[PROBLEM TO SOLVE]: Take the material and output all of it exactly.
• • • •
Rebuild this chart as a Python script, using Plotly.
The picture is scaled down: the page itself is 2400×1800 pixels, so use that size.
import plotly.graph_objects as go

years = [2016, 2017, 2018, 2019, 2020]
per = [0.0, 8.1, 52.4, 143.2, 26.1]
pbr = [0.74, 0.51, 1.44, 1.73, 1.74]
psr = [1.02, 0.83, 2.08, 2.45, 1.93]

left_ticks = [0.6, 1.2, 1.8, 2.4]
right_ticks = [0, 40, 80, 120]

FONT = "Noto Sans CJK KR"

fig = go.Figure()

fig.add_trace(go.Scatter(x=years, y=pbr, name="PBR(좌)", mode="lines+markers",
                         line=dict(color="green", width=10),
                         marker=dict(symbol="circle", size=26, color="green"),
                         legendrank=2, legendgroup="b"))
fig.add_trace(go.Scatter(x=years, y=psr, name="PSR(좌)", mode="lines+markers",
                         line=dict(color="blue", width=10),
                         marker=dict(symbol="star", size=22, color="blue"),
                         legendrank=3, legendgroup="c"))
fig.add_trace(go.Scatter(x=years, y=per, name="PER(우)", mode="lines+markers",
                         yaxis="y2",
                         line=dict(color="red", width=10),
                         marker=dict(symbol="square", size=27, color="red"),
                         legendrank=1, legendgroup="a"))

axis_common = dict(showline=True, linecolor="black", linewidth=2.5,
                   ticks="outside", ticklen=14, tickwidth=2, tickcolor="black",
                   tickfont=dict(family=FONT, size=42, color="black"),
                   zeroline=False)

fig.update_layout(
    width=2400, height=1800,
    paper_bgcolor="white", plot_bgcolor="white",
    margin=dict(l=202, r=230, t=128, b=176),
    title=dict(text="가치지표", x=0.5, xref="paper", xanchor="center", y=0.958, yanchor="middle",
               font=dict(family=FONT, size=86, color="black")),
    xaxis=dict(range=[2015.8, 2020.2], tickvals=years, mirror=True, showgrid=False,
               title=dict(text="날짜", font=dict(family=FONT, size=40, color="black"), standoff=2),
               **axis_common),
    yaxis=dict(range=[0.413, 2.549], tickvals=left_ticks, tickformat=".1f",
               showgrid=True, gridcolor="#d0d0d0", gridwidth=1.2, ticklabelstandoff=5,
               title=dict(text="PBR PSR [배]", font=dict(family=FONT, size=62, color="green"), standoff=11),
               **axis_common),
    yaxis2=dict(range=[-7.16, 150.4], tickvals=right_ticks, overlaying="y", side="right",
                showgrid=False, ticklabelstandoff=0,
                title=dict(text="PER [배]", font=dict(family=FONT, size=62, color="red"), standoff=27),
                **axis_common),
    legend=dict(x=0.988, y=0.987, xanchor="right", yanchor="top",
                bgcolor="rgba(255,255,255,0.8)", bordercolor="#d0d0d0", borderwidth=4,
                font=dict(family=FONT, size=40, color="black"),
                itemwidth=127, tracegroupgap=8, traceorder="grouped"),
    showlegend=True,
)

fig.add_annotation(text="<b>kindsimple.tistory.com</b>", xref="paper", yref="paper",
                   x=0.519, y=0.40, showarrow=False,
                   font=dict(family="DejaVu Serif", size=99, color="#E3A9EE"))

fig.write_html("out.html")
• • • •
[EXERCISE RESULT]:
Rebuild this chart as a Python script, using Plotly.
The picture is scaled down: the page itself is 2400×1800 pixels, so use that size.
import plotly.graph_objects as go

years = [2016, 2017, 2018, 2019, 2020]
per = [0.0, 8.1, 52.4, 143.2, 26.1]
pbr = [0.74, 0.51, 1.44, 1.73, 1.74]
psr = [1.02, 0.83, 2.08, 2.45, 1.93]

left_ticks = [0.6, 1.2, 1.8, 2.4]
right_ticks = [0, 40, 80, 120]

FONT = "Noto Sans CJK KR"

fig = go.Figure()

fig.add_trace(go.Scatter(x=years, y=pbr, name="PBR(좌)", mode="lines+markers",
                         line=dict(color="green", width=10),
                         marker=dict(symbol="circle", size=26, color="green"),
                         legendrank=2, legendgroup="b"))
fig.add_trace(go.Scatter(x=years, y=psr, name="PSR(좌)", mode="lines+markers",
                         line=dict(color="blue", width=10),
                         marker=dict(symbol="star", size=22, color="blue"),
                         legendrank=3, legendgroup="c"))
fig.add_trace(go.Scatter(x=years, y=per, name="PER(우)", mode="lines+markers",
                         yaxis="y2",
                         line=dict(color="red", width=10),
                         marker=dict(symbol="square", size=27, color="red"),
                         legendrank=1, legendgroup="a"))

axis_common = dict(showline=True, linecolor="black", linewidth=2.5,
                   ticks="outside", ticklen=14, tickwidth=2, tickcolor="black",
                   tickfont=dict(family=FONT, size=42, color="black"),
                   zeroline=False)

fig.update_layout(
    width=2400, height=1800,
    paper_bgcolor="white", plot_bgcolor="white",
    margin=dict(l=202, r=230, t=128, b=176),
    title=dict(text="가치지표", x=0.5, xref="paper", xanchor="center", y=0.958, yanchor="middle",
               font=dict(family=FONT, size=86, color="black")),
    xaxis=dict(range=[2015.8, 2020.2], tickvals=years, mirror=True, showgrid=False,
               title=dict(text="날짜", font=dict(family=FONT, size=40, color="black"), standoff=2),
               **axis_common),
    yaxis=dict(range=[0.413, 2.549], tickvals=left_ticks, tickformat=".1f",
               showgrid=True, gridcolor="#d0d0d0", gridwidth=1.2, ticklabelstandoff=5,
               title=dict(text="PBR PSR [배]", font=dict(family=FONT, size=62, color="green"), standoff=11),
               **axis_common),
    yaxis2=dict(range=[-7.16, 150.4], tickvals=right_ticks, overlaying="y", side="right",
                showgrid=False, ticklabelstandoff=0,
                title=dict(text="PER [배]", font=dict(family=FONT, size=62, color="red"), standoff=27),
                **axis_common),
    legend=dict(x=0.988, y=0.987, xanchor="right", yanchor="top",
                bgcolor="rgba(255,255,255,0.8)", bordercolor="#d0d0d0", borderwidth=4,
                font=dict(family=FONT, size=40, color="black"),
                itemwidth=127, tracegroupgap=8, traceorder="grouped"),
    showlegend=True,
)

fig.add_annotation(text="<b>kindsimple.tistory.com</b>", xref="paper", yref="paper",
                   x=0.519, y=0.40, showarrow=False,
                   font=dict(family="DejaVu Serif", size=99, color="#E3A9EE"))

fig.write_html("out.html")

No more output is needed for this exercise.